Development of 3D Micro-scale Engineered Tissue Model Systems for Drug Discovery
Li, Wei   
University of Washington, Seattle, WA, United States

Development of 3D Micro-scale Engineered Tissue Model Systems for Drug Discovery and development is a lengthy and expensive process. Recent surveys indicate that the average new drug taken to market in the United States requires 10 to 15 years of research and $300 million of investment. Drug discovery and development has benefited from new technology such as high- throughput screening methods for identifying lead compounds. However, the use of animal models for drug tests has caused inaccuracies and high cost to predict human responses, safety, and efficacy. A solution to this problem is the development of 3D engineered tissue model systems that closely mimic the complex environment and interaction of human organ systems. Despite their usefulness in drug discovery and development, currently available micro-scale engineered tissue model devices are all silicon based, with micro well and chamber like structures. During culture, cells tend to line on the walls of these structures to form 2D or 2=D aggregates, which may not have normal 3D tissue architecture to perform tissue specific functions. The goal of the proposed research is to develop an innovative fabrication method to create 3D micro- scale engineered tissue model systems for drug discovery. The proposed method combines selective foaming and micro milling to produce polymeric biochips with localized porous microstructures that are connected with microfluidic channels to emulate the biological environment of human tissue and organs. The porous microstructures allow 3D culture of cells such that tissue specific architecture and function can be maintained.

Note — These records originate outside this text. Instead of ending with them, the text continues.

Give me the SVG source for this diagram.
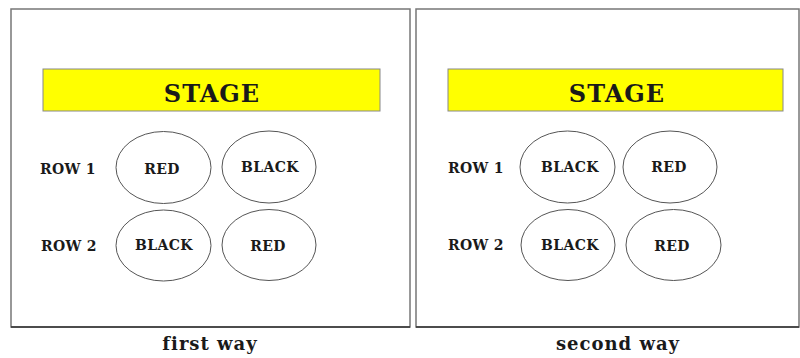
<svg xmlns="http://www.w3.org/2000/svg" width="800" height="358" viewBox="0 0 800 358">
<style>
.panel{fill:#fff;stroke:#777;stroke-width:1.5}
.base{stroke:#333;stroke-width:1.5}
.stage{fill:#ffff00;stroke:#888;stroke-width:1}
.seat{fill:#fff;stroke:#555;stroke-width:1}
text{font-family:"DejaVu Serif","Liberation Serif",serif;font-weight:bold;fill:#1a1a1a}
.st{font-size:24px;text-anchor:middle;letter-spacing:1px}
.lbl{font-size:14px;letter-spacing:0.3px}
.seatt{font-size:14px;text-anchor:middle;letter-spacing:0.4px}
.cap{font-size:18px;text-anchor:middle;letter-spacing:1px}
</style>
<rect width="800" height="358" fill="#fff"/>
<g id="first">
<rect class="panel" x="11" y="9" width="399" height="318"/>
<line class="base" x1="11" y1="327" x2="410" y2="327"/>
<g id="stage1"><rect class="stage" x="43" y="69" width="337" height="42"/><text class="st" x="212" y="102">STAGE</text></g>
<text class="lbl" x="40" y="174">ROW 1</text>
<text class="lbl" x="41" y="251">ROW 2</text>
<g id="s1a"><ellipse class="seat" cx="163.5" cy="167.5" rx="47.5" ry="36"/><text class="seatt" x="162" y="174">RED</text></g>
<g id="s1b"><ellipse class="seat" cx="269" cy="167" rx="47" ry="36"/><text class="seatt" x="270" y="172">BLACK</text></g>
<g id="s1c"><ellipse class="seat" cx="163.5" cy="245.5" rx="47.5" ry="35.5"/><text class="seatt" x="164" y="250">BLACK</text></g>
<g id="s1d"><ellipse class="seat" cx="269" cy="245" rx="47" ry="35.5"/><text class="seatt" x="268" y="251">RED</text></g>
<text class="cap" x="210" y="350">first way</text>
</g>
<g id="second">
<rect class="panel" x="416" y="9" width="383" height="318"/>
<line class="base" x1="416" y1="327" x2="799" y2="327"/>
<g id="stage2"><rect class="stage" x="448" y="69" width="335" height="42"/><text class="st" x="617" y="102">STAGE</text></g>
<text class="lbl" x="448" y="173">ROW 1</text>
<text class="lbl" x="448" y="250">ROW 2</text>
<g id="s2a"><ellipse class="seat" cx="567.5" cy="167" rx="47.5" ry="36"/><text class="seatt" x="570" y="172">BLACK</text></g>
<g id="s2b"><ellipse class="seat" cx="670" cy="167" rx="47" ry="36"/><text class="seatt" x="669" y="172">RED</text></g>
<g id="s2c"><ellipse class="seat" cx="568" cy="245" rx="47" ry="35.5"/><text class="seatt" x="570" y="250">BLACK</text></g>
<g id="s2d"><ellipse class="seat" cx="673.5" cy="245" rx="47.5" ry="35.5"/><text class="seatt" x="672" y="251">RED</text></g>
<text class="cap" x="618" y="350">second way</text>
</g>
<g id="connectors"/>
</svg>
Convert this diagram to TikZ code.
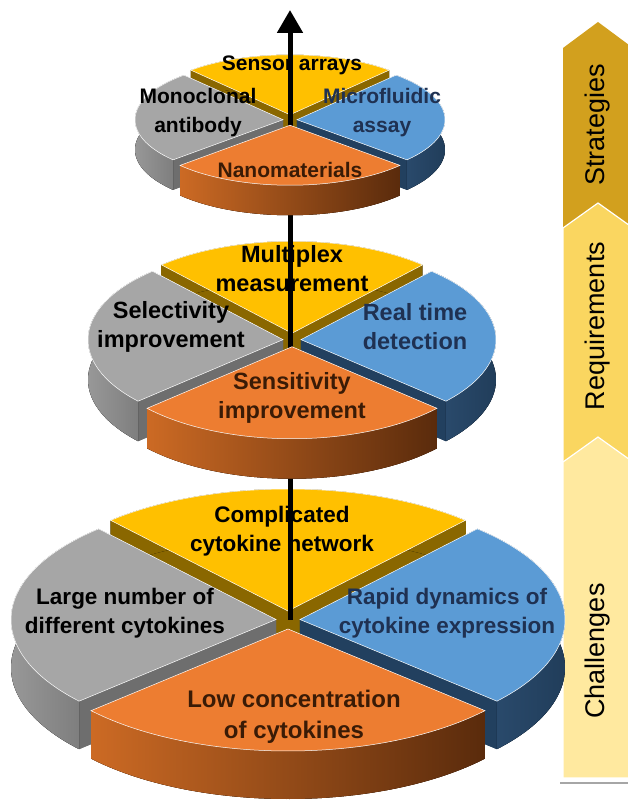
\documentclass[tikz,border=0pt]{standalone}
\usepackage{fontspec}
\setmainfont{Liberation Sans}
\usetikzlibrary{arrows.meta}

\definecolor{goldtop}{HTML}{FFC000}
\definecolor{goldside}{HTML}{8A6700}
\definecolor{greytop}{HTML}{A6A6A6}
\definecolor{greyside}{HTML}{6E6E6E}
\definecolor{greywallL}{HTML}{A3A3A3}
\definecolor{greywallR}{HTML}{777777}
\definecolor{bluetop}{HTML}{5B9BD5}
\definecolor{blueside}{HTML}{22405F}
\definecolor{bluewallL}{HTML}{2C4D70}
\definecolor{bluewallR}{HTML}{1D3853}
\definecolor{orangetop}{HTML}{ED7D31}
\definecolor{orangeside}{HTML}{9A4A14}
\definecolor{orangewallL}{HTML}{CC6A24}
\definecolor{orangewallR}{HTML}{5A2B0C}
\definecolor{stratcol}{HTML}{D2A01E}
\definecolor{reqcol}{HTML}{FAD660}
\definecolor{chalcol}{HTML}{FFE99F}
\definecolor{navytext}{HTML}{1F3152}
\definecolor{browntext}{HTML}{3A1B06}

% one exploded slice of a 3D pie round the current origin
% #1 start angle, #2 end angle, #3 top, #4 side, #5 and #6 wall shading
\newcommand{\pieslice}[6]{%
  \pgfmathsetmacro{\slicemid}{(#1+#2)/2}%
  \pgfmathsetmacro{\slicedy}{0.75*\pied}%
  \begin{scope}[shift={(\slicemid:\pied pt and \slicedy pt)}]
    \fill[#4] (0,-\pieh) -- ++(#1:\pierx pt and \piery pt) arc[start angle=#1,end angle=#2,x radius=\pierx pt,y radius=\piery pt] -- cycle;
    \fill[#4] (0,0) -- (#1:\pierx pt and \piery pt) -- ++(0,-\pieh) -- (0,-\pieh) -- cycle;
    \fill[#4] (0,0) -- (#2:\pierx pt and \piery pt) -- ++(0,-\pieh) -- (0,-\pieh) -- cycle;
    \fill[left color=#5,right color=#6] (#1:\pierx pt and \piery pt) arc[start angle=#1,end angle=#2,x radius=\pierx pt,y radius=\piery pt]
      -- ++(0,-\pieh) arc[start angle=#2,end angle=#1,x radius=\pierx pt,y radius=\piery pt] -- cycle;
    \filldraw[fill=#3,draw=white,line width=0.5pt] (0,0) -- (#1:\pierx pt and \piery pt) arc[start angle=#1,end angle=#2,x radius=\pierx pt,y radius=\piery pt] -- cycle;
  \end{scope}}

\begin{document}
\begin{tikzpicture}
  [x=1pt,y=1pt,
   top label/.style={font=\fontsize{21}{29}\selectfont\bfseries,align=center,inner sep=0pt},
   mid label/.style={font=\fontsize{23.5}{29}\selectfont\bfseries,align=center,inner sep=0pt},
   low label/.style={font=\fontsize{22.5}{29.5}\selectfont\bfseries,align=center,inner sep=0pt},
   bar label/.style={font=\fontsize{27}{30}\selectfont,rotate=90,inner sep=0pt}]
  \useasboundingbox (0,0) rectangle (628,811);
  \clip (0,0) rectangle (628,811);

  % stage bar on the right
  \fill[stratcol] (563,583) -- (563,763) -- (598,789) -- (633,763) -- (633,583) -- cycle;
  \filldraw[fill=reqcol,draw=white,line width=1.2pt] (563,349) -- (563,583) -- (598,608) -- (633,583) -- (633,349) -- cycle;
  \filldraw[fill=chalcol,draw=white,line width=1.2pt] (563,33) -- (563,349) -- (598,374) -- (633,349) -- (633,33) -- cycle;
  \draw[gray!70,line width=1.5pt] (560,28) -- (628,28);
  \node[bar label] (Strategies)   at (598,686) {Strategies};
  \node[bar label] (Requirements) at (598,485) {Requirements};
  \node[bar label] (Challenges)   at (598,160) {Challenges};

  % back and side slices of the three pies
  \foreach \pcx/\pcy/\pierx/\piery/\pieh/\pied in {290/691/148/60/30/7, 292/471/195/92/40/9, 288/191/265/122/48/12}{
    \begin{scope}[shift={(\pcx,\pcy)}]
      \pieslice{48}{132}{goldtop}{goldside}{goldside}{goldside}
      \pieslice{132}{222}{greytop}{greyside}{greywallL}{greywallR}
      \pieslice{318}{408}{bluetop}{blueside}{bluewallL}{bluewallR}
    \end{scope}
  }

  \node[top label] (SensorArrays) at (292,746) {Sensor arrays};
  \node[mid label] (Multiplex)    at (292,542) {Multiplex\\measurement};
  \node[low label] (Complicated)  at (282,280) {Complicated\\cytokine network};

  % the arrow through the pies
  \coordinate (ArrowBase) at (290,191);
  \coordinate (ArrowTip)  at (290,801);
  \draw[line width=5pt,-{Triangle[width=25pt,length=23pt]}] (ArrowBase) -- (ArrowTip);

  % front slices
  \foreach \pcx/\pcy/\pierx/\piery/\pieh/\pied in {290/691/148/60/30/7, 292/471/195/92/40/9, 288/191/265/122/48/12}{
    \begin{scope}[shift={(\pcx,\pcy)}]
      \pieslice{222}{318}{orangetop}{orangeside}{orangewallL}{orangewallR}
    \end{scope}
  }

  \node[top label] (Monoclonal)   at (198,698) {Monoclonal\\antibody};
  \node[top label,navytext] (Microfluidic) at (382,698) {Microfluidic\\assay};
  \node[top label,browntext] (Nanomaterials) at (290,641) {Nanomaterials};

  \node[mid label] (Selectivity)  at (171,484) {Selectivity\\improvement};
  \node[mid label,navytext] (RealTime) at (415,484) {Real time\\detection};
  \node[mid label,browntext] (Sensitivity) at (292,413) {Sensitivity\\improvement};

  \node[low label] (LargeNumber)  at (125,198) {Large number of\\different cytokines};
  \node[low label,navytext] (RapidDynamics) at (447,198) {Rapid dynamics of\\cytokine expression};
  \node[low label,browntext,font=\fontsize{24}{31}\selectfont\bfseries] (LowConcentration) at (294,94) {Low concentration\\of cytokines};
\end{tikzpicture}
\end{document}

With the fabricated tissue model systems, biological studies are also proposed on drug resistance, stromal-epithelial cell interaction, and liver metabolism effect on cancer chemotherapy drugs. The proposed research will bridge the gap in the state-of-the-art fabrication capabilities for microfluidic devices and 3D tissue engineering scaffolds. The engineered tissue model systems proposed in this research will have wide applications in drug discovery and development, as well as in basic and clinical research.